Woody Allen famously said that he didn't want to achieve immortality through his work, he wanted to achieve it by not dying.

In fact, he will achieve immortality through his one-liners. Look at Oscar Wilde. How many people have seen A Woman of No Importance? A fraction of the number who know that Wilde described fox-hunting, as it happens in that very play, as the unspeakable in full pursuit of the uneatable. And so it is with Woody.

As good as Annie Hall was, he is immortalised not by the film as a whole but by funny snatches of dialogue. "Don't knock masturbation... it's sex with someone I love." That will be quoted and possibly even misquoted until the end of time.

Which brings me to an e-mail I received yesterday, from a man in Antwerp who is compiling a book, in Dutch, of 11,000 contemporary quotations. He wants to include a line of mine recently published in these pages, so for indexing purposes, could I please inform him of the year of my birth?

I duly e-mailed this information, and asked what quotation it was that merited inclusion in his marvellous tome? "Giving children too little independence is just as irresponsible as giving them too much," came the reply.

I confess to being slightly disappointed. I had indeed written those words, but they do not add up to the devastatingly witty aperçu that I wish to be remembered by, even in the suburbs of Rotterdam. Still, it will be nice to be remembered at all in Rotterdam, especially as the only Dutch I know is a vulgar tongue-twister taught to me 22 years ago by three Dutch youths on a French campsite, to wit – or if you prefer, de witt – "blote borsten bingelen boven de blote buik".

Besides, now that I've wormed my way into one dictionary of quotations, albeit a Dutch one, perhaps others beckon. In my copy of the Oxford Dictionary of Quotations there is a gaping hole between St Vincent and Virgil, and I don't see why I shouldn't fill it. The trouble is, great one-liners are like satisfying yawns; if you try, you can't. (Note to the editor of the Oxford Dictionary of Quotations: you can have that one if you like.)

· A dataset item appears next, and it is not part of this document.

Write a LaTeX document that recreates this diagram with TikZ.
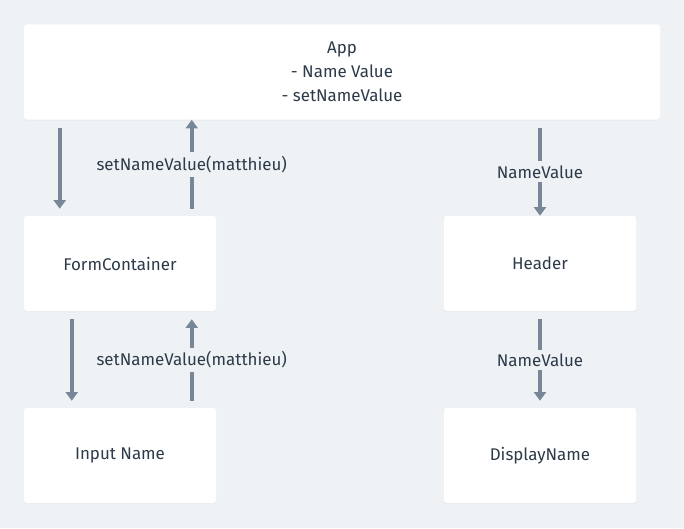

The other trouble is, the best stuff has all been done. As Mark Twain (immortalised not through his The Adventures of Tom Sawyer but through his many cracking one-liners) put it: "What a good thing Adam had. When he said a good thing he knew nobody had said it before."

So in pursuit of immortality I'll just press on with my scribblings, in the hope that somebody, somewhere, spots something they don't think they've seen before.

My friend Matthew, for instance, is immortalised in a reference book as the originator of the term "gazundering" – meaning the opposite of gazumping, ie some piece of pondweed agrees a price for your house, and then reduces it just at the last minute, when you can't bear the deal to break down.

I don't think Matthew claims to have invented the word, but evidently its first appearance in print was in an interview he once gave to a newspaper, about a house-buying nightmare he'd had. Accordingly, he is credited with enriching the English language.

That is quite a thing, to be the midwife at the birth of a new word. It is perhaps too much for me to hope for, or to put it another way, it is perhaps too much for me to shompontnick. However, I do draw enormous – that is to say, slight – satisfaction from being quoted in Over the Limit, the collected diaries of Bob Monkhouse. I'm right there in the index, between "venue, hell-like" and "vitality, hypnotic". All I have to do now is build on that. To misquote another line of Woody Allen's: "I'll be 40 soon. Practically a third of my life is over."